Full-time.
Australia wins, and quite convincingly too.
Turkiye tried, they have great talent on their squad, but it was simply Australia’s night.
Australia 2-0 Turkiye
Someone was complaining about Australia’s goalie, saying he was third rate, but he’s been an absolute boss against Turkiye and has robbed them on multiple occasions.
Australia nets another GOOOOOOOAAAAL!
And we have 15 minutes left in regulation!
Turkiye will have a hard time come back from this!
Australia 2-0 Turkiye
Half-time.
It’s been an entertaining match-up so far.
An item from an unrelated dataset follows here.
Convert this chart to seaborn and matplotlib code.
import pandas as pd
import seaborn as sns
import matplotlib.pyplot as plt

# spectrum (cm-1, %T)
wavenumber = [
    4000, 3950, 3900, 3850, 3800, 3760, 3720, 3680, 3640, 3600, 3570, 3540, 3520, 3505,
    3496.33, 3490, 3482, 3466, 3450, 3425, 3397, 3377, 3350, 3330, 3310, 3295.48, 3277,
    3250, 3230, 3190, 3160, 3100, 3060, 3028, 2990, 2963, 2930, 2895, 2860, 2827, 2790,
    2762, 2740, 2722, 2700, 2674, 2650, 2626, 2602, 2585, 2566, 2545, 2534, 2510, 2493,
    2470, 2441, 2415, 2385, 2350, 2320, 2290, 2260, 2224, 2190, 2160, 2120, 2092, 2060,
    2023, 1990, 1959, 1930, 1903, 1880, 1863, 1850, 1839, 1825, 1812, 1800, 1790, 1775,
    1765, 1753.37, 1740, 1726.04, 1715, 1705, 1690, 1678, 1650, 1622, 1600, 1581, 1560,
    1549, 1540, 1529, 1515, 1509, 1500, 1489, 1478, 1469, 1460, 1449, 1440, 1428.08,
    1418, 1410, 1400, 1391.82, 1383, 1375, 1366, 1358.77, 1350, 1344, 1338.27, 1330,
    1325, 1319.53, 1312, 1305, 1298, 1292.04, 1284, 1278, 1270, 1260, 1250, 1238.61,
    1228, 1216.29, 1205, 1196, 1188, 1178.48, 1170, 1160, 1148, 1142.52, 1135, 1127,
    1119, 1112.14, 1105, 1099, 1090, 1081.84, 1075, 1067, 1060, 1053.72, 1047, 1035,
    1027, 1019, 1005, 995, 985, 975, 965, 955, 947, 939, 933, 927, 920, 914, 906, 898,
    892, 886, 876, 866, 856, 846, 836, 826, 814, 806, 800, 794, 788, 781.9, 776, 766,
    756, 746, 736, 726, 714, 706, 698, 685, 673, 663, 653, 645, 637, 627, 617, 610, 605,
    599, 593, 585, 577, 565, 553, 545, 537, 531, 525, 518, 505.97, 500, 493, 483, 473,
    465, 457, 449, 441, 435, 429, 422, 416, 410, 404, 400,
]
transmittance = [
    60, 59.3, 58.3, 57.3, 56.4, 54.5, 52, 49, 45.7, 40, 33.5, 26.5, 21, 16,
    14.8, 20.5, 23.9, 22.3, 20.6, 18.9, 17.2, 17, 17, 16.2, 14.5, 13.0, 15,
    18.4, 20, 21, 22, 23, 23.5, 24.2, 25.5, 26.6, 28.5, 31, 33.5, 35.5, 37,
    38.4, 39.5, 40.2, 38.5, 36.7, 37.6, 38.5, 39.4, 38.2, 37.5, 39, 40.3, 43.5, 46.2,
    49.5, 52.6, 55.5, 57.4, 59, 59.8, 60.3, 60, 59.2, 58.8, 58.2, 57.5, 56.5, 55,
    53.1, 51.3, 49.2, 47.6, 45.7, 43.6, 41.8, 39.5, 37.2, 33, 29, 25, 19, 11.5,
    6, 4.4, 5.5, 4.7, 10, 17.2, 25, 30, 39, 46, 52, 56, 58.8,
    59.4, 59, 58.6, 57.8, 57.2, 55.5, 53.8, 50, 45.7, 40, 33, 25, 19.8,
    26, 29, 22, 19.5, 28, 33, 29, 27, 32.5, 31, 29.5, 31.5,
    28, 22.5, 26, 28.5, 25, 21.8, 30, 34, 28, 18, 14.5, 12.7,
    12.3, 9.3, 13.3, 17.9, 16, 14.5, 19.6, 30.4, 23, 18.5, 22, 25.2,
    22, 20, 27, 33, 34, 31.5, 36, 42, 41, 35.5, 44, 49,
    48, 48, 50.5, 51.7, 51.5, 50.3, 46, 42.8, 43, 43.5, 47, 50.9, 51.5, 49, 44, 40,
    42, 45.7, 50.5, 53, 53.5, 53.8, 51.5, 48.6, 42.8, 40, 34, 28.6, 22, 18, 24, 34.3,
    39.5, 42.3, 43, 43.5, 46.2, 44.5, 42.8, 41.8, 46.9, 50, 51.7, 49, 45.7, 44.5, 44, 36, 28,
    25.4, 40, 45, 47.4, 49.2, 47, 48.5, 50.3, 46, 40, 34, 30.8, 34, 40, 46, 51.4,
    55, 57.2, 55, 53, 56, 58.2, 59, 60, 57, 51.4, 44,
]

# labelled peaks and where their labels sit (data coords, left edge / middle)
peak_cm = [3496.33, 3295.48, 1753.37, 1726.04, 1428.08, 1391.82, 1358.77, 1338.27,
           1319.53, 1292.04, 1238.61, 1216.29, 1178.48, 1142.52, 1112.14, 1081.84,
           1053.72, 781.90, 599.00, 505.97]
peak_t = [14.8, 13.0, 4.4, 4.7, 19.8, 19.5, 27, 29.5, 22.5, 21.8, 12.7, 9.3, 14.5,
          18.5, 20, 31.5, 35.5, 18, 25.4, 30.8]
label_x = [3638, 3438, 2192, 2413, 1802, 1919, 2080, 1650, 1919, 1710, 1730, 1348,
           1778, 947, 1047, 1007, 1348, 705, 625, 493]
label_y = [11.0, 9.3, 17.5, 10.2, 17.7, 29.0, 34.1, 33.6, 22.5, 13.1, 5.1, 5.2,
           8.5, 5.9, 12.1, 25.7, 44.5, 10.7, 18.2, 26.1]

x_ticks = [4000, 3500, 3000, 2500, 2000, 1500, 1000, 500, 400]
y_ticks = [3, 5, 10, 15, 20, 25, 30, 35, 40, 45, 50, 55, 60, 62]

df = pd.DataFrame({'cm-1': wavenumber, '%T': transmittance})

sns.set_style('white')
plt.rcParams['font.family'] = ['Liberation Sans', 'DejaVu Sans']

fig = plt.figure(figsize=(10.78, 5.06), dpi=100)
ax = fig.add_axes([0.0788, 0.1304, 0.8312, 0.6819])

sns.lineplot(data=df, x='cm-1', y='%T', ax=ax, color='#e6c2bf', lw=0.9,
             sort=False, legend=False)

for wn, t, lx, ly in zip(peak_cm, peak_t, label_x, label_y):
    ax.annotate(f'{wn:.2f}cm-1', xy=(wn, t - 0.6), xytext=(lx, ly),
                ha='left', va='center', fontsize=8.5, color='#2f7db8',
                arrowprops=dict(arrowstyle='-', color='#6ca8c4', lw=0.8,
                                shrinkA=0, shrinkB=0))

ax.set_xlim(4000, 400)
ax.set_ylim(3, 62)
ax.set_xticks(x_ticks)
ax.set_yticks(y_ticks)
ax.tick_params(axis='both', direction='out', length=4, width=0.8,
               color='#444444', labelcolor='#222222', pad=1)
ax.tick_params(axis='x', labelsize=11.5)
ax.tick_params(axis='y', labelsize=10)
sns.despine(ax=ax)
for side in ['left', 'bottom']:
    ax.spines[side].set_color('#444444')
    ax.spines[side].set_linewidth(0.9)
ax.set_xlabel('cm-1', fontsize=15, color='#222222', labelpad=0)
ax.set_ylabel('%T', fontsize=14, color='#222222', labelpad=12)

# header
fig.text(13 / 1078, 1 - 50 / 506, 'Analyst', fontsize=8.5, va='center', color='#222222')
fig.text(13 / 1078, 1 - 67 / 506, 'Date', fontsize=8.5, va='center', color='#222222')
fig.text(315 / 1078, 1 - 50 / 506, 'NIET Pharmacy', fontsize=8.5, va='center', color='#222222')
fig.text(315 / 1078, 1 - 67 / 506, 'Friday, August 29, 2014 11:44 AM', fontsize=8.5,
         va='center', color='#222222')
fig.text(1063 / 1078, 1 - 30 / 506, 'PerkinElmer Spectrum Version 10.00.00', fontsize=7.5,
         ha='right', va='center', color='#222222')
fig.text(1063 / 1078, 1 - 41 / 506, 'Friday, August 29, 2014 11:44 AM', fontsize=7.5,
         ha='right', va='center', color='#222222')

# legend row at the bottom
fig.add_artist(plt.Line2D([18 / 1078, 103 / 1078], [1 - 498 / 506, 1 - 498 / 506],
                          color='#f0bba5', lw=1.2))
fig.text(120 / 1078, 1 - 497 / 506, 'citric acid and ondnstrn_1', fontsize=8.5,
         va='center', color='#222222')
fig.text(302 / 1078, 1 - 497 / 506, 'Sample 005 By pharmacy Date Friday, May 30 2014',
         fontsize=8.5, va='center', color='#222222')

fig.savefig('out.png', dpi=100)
Australia has been performing admirably but Türkiye has been pouring on the pressure.
Australia 1-0 Turkiye
GOOOOOOOOOOOOAL!
Right at the 26th minute, Australia counterattacks after Türkiye gets a shot on goal, which finds the ball back on Australia’s feet—and Australia swoops in, sweeps it past the Turkish goaltender.
It is on!
Australia 1-0 Turkiye
Cheering on Australia simply because they’re called the Socceroos.
Which I respect because they could have called themselves the Dingoals.
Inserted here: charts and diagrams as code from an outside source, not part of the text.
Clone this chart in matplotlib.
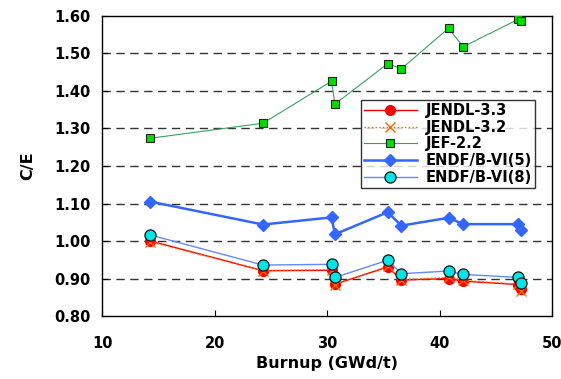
import matplotlib
matplotlib.use('Agg')
import matplotlib.pyplot as plt

plt.rcParams['font.family'] = ['DejaVu Sans']
plt.rcParams['font.weight'] = 'bold'

# burnup of each sample (GWd/t)
burnup = [14.3, 24.3, 30.4, 30.7, 35.4, 36.6, 40.8, 42.1, 47.0, 47.2]

jendl33 = [1.000, 0.921, 0.922, 0.885, 0.931, 0.896, 0.900, 0.893, 0.884, 0.871]
jendl32 = [0.998, 0.921, 0.924, 0.883, 0.933, 0.897, 0.903, 0.895, 0.885, 0.868]
jef22 = [1.274, 1.314, 1.426, 1.365, 1.473, 1.459, 1.567, 1.518, 1.591, 1.587]
endf5 = [1.105, 1.044, 1.063, 1.018, 1.077, 1.041, 1.062, 1.045, 1.045, 1.029]
endf8 = [1.016, 0.936, 0.938, 0.903, 0.949, 0.913, 0.920, 0.911, 0.903, 0.887]

yticks = [0.80, 0.90, 1.00, 1.10, 1.20, 1.30, 1.40, 1.50, 1.60]
xticks = [10, 20, 30, 40, 50]

fig = plt.figure(figsize=(5.61, 3.79), dpi=100)
ax = fig.add_axes([0.182, 0.166, 0.802, 0.792])

for y in yticks[1:-1]:
    ax.axhline(y, color='#333333', lw=1.0, ls=(0, (6, 4)), zorder=0)

ax.plot(burnup, jendl33, color='red', lw=1.0, marker='o', ms=7,
        mfc='red', mec='red', label='JENDL-3.3', zorder=3)
ax.plot(burnup, jendl32, color='#ff6600', lw=1.0, ls=':', marker='x', ms=7,
        mew=1.0, label='JENDL-3.2', zorder=4)
ax.plot(burnup, jef22, color='#3aa060', lw=0.8, marker='s', ms=6,
        mfc='#00dd00', mec='#222222', mew=0.8, label='JEF-2.2', zorder=3)
ax.plot(burnup, endf5, color='#3366ff', lw=1.8, marker='D', ms=6,
        mfc='#3366ff', mec='#3366ff', label='ENDF/B-VI(5)', zorder=3)
ax.plot(burnup, endf8, color='#6688ff', lw=1.0, marker='o', ms=8,
        mfc='#00e5e5', mec='#111111', mew=0.9, label='ENDF/B-VI(8)', zorder=5)

ax.set_xlim(10, 50)
ax.set_ylim(0.80, 1.60)
ax.set_xticks(xticks)
ax.set_yticks(yticks)
ax.set_yticklabels([f'{v:.2f}' for v in yticks])
ax.tick_params(direction='in', length=4, labelsize=10.5, pad=8)
ax.tick_params(axis='x', pad=14)
for s in ax.spines.values():
    s.set_linewidth(1.0)

ax.set_xlabel('Burnup (GWd/t)', fontsize=11.5, fontweight='bold', labelpad=4)
ax.set_ylabel('C/E', fontsize=11.5, fontweight='bold', labelpad=14)

leg = ax.legend(loc='upper left', bbox_to_anchor=(0.576, 0.72), fontsize=10.5,
                frameon=True, fancybox=False, edgecolor='black',
                handlelength=3.6, borderpad=0.2, labelspacing=0.12,
                handletextpad=0.6, borderaxespad=0)
leg.get_frame().set_linewidth(1.0)

fig.savefig('out.png', dpi=100)
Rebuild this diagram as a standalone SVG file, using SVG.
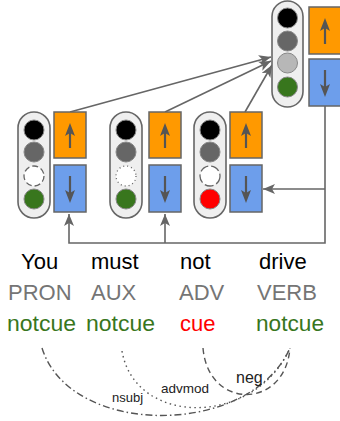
<svg xmlns="http://www.w3.org/2000/svg" width="340" height="421" viewBox="0 0 340 421">
<defs>
<marker id="ah" viewBox="0 0 12 10" refX="12" refY="5" markerWidth="12" markerHeight="10" markerUnits="userSpaceOnUse" orient="auto">
<path d="M0,0 L12,5 L0,10 L3,5 z" fill="#666"/>
</marker>
</defs>
<style>
.pill{fill:#efefef;stroke:#666;stroke-width:1.6}
.c{stroke:#888;stroke-width:1}
.up{fill:#ff9900;stroke:#666;stroke-width:1.5}
.dn{fill:#6d9eeb;stroke:#666;stroke-width:1.5}
.ia{stroke:#555;stroke-width:2.2;fill:none}
.ihd{fill:#555}
.con{stroke:#666;stroke-width:1.6;fill:none}
.w{font-family:"Liberation Sans",Arial,sans-serif;font-size:22px}
.arc{stroke:#555;stroke-width:1.4;fill:none}
.lb{font-family:"Liberation Sans",Arial,sans-serif;fill:#222}
</style>
<g id="connectors">
<line class="con" x1="70" y1="112" x2="271" y2="57" marker-end="url(#ah)"/>
<line class="con" x1="165" y1="112" x2="271" y2="61" marker-end="url(#ah)"/>
<line class="con" x1="245" y1="112" x2="272" y2="65" marker-end="url(#ah)"/>
<polyline class="con" points="325,106 325,243 69,243 69,214" marker-end="url(#ah)"/>
<line class="con" x1="165" y1="243" x2="165" y2="214" marker-end="url(#ah)"/>
<line class="con" x1="325" y1="189" x2="263" y2="189" marker-end="url(#ah)"/>
</g>
<g id="node-you">
<rect class="pill" x="18" y="112" width="32" height="106" rx="16"/>
<circle class="c" cx="34" cy="130" r="10" fill="#000"/>
<circle class="c" cx="34" cy="152" r="10" fill="#666"/>
<circle cx="34" cy="176" r="10" fill="#fff" stroke="#666" stroke-width="1.3" stroke-dasharray="6 3"/>
<circle class="c" cx="34" cy="199" r="10" fill="#38761d"/>
<rect class="up" x="54" y="112" width="32" height="46"/>
<line class="ia" x1="70" y1="148" x2="70" y2="133"/>
<path class="ihd" d="M70,123 L75,136 L70,133 L65,136 z"/>
<rect class="dn" x="54" y="165" width="32" height="47"/>
<line class="ia" x1="70" y1="176" x2="70" y2="193"/>
<path class="ihd" d="M70,203 L75,190 L70,193 L65,190 z"/>
</g>
<g id="node-must">
<rect class="pill" x="110" y="112" width="32" height="106" rx="16"/>
<circle class="c" cx="126" cy="130" r="10" fill="#000"/>
<circle class="c" cx="126" cy="152" r="10" fill="#666"/>
<circle cx="126" cy="176" r="10" fill="#fff" stroke="#666" stroke-width="1.3" stroke-dasharray="1 3"/>
<circle class="c" cx="126" cy="199" r="10" fill="#38761d"/>
<rect class="up" x="149" y="112" width="32" height="46"/>
<line class="ia" x1="165" y1="148" x2="165" y2="133"/>
<path class="ihd" d="M165,123 L170,136 L165,133 L160,136 z"/>
<rect class="dn" x="149" y="165" width="32" height="47"/>
<line class="ia" x1="165" y1="176" x2="165" y2="193"/>
<path class="ihd" d="M165,203 L170,190 L165,193 L160,190 z"/>
</g>
<g id="node-not">
<rect class="pill" x="194" y="112" width="32" height="106" rx="16"/>
<circle class="c" cx="210" cy="130" r="10" fill="#000"/>
<circle class="c" cx="210" cy="152" r="10" fill="#666"/>
<circle cx="210" cy="176" r="10" fill="#fff" stroke="#666" stroke-width="1.3" stroke-dasharray="9 3"/>
<circle class="c" cx="210" cy="199" r="10" fill="#ff0000"/>
<rect class="up" x="230" y="112" width="32" height="46"/>
<line class="ia" x1="246" y1="148" x2="246" y2="133"/>
<path class="ihd" d="M246,123 L251,136 L246,133 L241,136 z"/>
<rect class="dn" x="230" y="165" width="32" height="47"/>
<line class="ia" x1="246" y1="176" x2="246" y2="193"/>
<path class="ihd" d="M246,203 L251,190 L246,193 L241,190 z"/>
</g>
<g id="node-drive">
<rect class="pill" x="272" y="1" width="31" height="106" rx="15.5"/>
<circle class="c" cx="287.5" cy="18" r="10" fill="#000"/>
<circle class="c" cx="287.5" cy="41" r="10" fill="#666"/>
<circle class="c" cx="287.5" cy="63" r="10" fill="#b7b7b7"/>
<circle class="c" cx="287.5" cy="87" r="10" fill="#38761d"/>
<rect class="up" x="309" y="7" width="32" height="47"/>
<line class="ia" x1="325" y1="44" x2="325" y2="28"/>
<path class="ihd" d="M325,18 L330,31 L325,28 L320,31 z"/>
<rect class="dn" x="309" y="59" width="32" height="47"/>
<line class="ia" x1="325" y1="70" x2="325" y2="87"/>
<path class="ihd" d="M325,97 L330,84 L325,87 L320,84 z"/>
</g>
<g id="tokens" class="w">
<text x="21" y="269" fill="#000">You</text>
<text x="91" y="269" fill="#000">must</text>
<text x="180" y="269" fill="#000">not</text>
<text x="259" y="269" fill="#000">drive</text>
<text x="8" y="300" fill="#757575">PRON</text>
<text x="91" y="300" fill="#757575">AUX</text>
<text x="179" y="300" fill="#757575">ADV</text>
<text x="257" y="300" fill="#757575">VERB</text>
<text x="7" y="331" fill="#38761d" textLength="69" lengthAdjust="spacingAndGlyphs">notcue</text>
<text x="86" y="331" fill="#38761d" textLength="69" lengthAdjust="spacingAndGlyphs">notcue</text>
<text x="180" y="331" fill="#ff0000">cue</text>
<text x="256" y="331" fill="#38761d" textLength="68" lengthAdjust="spacingAndGlyphs">notcue</text>
</g>
<g id="arcs">
<path class="arc" d="M42,348 C70,438 250,438 290,348" stroke-dasharray="7 3 1.5 3"/>
<path class="arc" d="M122,351 C135,427 255,427 290,348" stroke-dasharray="1.5 3.5"/>
<path class="arc" d="M203,348 C208,410 285,410 290,348" stroke-dasharray="6 4"/>
<text class="lb" x="236" y="383" font-size="16">neg</text>
<text class="lb" x="161" y="393" font-size="13.5">advmod</text>
<text class="lb" x="112" y="402" font-size="13">nsubj</text>
</g>
</svg>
Or worse, the Foot-billed Platypuses.
Catching Australia vs. Türkiye because that’s happening in Vancouver at BC Place Stadium, the first #WorldCup match ever there.
Hmmm… I just noticed that Apple autocorrects Türkiye so that the umlaut is added and I don’t like that. I think all special characters in English should be voluntary.
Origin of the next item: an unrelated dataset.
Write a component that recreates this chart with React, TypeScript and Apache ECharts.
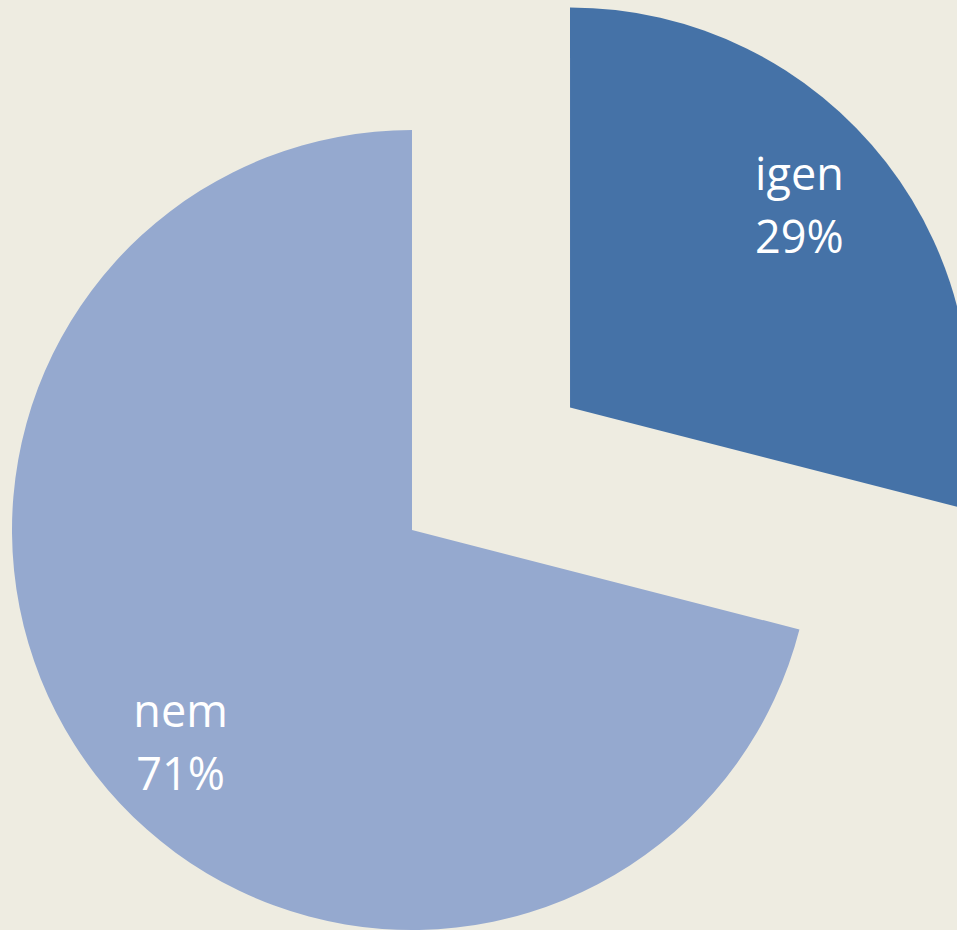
import React, { useEffect, useRef } from "react";
import * as echarts from "echarts";

const categories = ["igen", "nem"];
const values = [29, 71];
const colors = ["#4572A7", "#95A9CF"];
const labelOffsets: [number, number][] = [[69, -79], [-71, 87]];

export default function App() {
  const ref = useRef<HTMLDivElement>(null);
  useEffect(() => {
    if (!ref.current) return;
    const chart = echarts.init(ref.current, undefined, { renderer: "svg" });
    const total = values.reduce((a, b) => a + b, 0);
    const cx = 412;
    const cy = 530;
    const r = 400;
    const explode = 200;
    // mid-angle of the exploded slice (first), clockwise from 12 o'clock
    const mid = (values[0] / total) * Math.PI; // half of its sweep
    const ex = cx + explode * Math.sin(mid);
    const ey = cy - explode * Math.cos(mid);

    const mkData = (showIdx: number) =>
      categories.map((name, i) => ({
        name,
        value: values[i],
        itemStyle: {
          color: i === showIdx ? colors[i] : "rgba(0,0,0,0)",
        },
        label: {
          show: i === showIdx,
          offset: labelOffsets[i],
        },
      }));

    const common = {
      type: "pie" as const,
      radius: [0, r],
      startAngle: 90,
      clockwise: true,
      silent: true,
      labelLine: { show: false },
      label: {
        position: "inside" as const,
        formatter: (p: any) => `${p.name}\n${Math.round(p.percent)}%`,
        color: "#ffffff",
        fontFamily: "Open Sans",
        fontSize: 45,
        lineHeight: 63,
        align: "center" as const,
      },
      itemStyle: { borderWidth: 0 },
      emphasis: { disabled: true },
    };

    chart.setOption({
      animation: false,
      backgroundColor: "#EEECE1",
      series: [
        { ...common, center: [cx, cy], data: mkData(1) },
        { ...common, center: [ex, ey], data: mkData(0) },
      ],
    });
    return () => chart.dispose();
  }, []);
  return (
    <div
      ref={ref}
      style={{ position: "fixed", left: 0, top: 0, width: 957, height: 930 }}
    />
  );
}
@smn That argument only works if you believe endonyms are always correct. Which they’re not.
“Italia” isn’t necessarily the right way to refer to Italy, “Suomi” is not necessarily the right way to refer to Finland, and “日本” isn’t necessarily the right way to refer to Japan.
Exonyms are perfectly fine. Turks use them too.

Drew
in reply to Chris Trottier • • •Chris Trottier
in reply to Drew • • •Yeah, but the reason it's Turkiye now is specifically because the government hates the association with the bird. And also, that "turkey" has become a slang word for "loser”. As in, "His latest tech startup was a total turkey and folded within six months."
So I get why they're doing the rebrand. I just think that pushing for the umlaut is a step too far.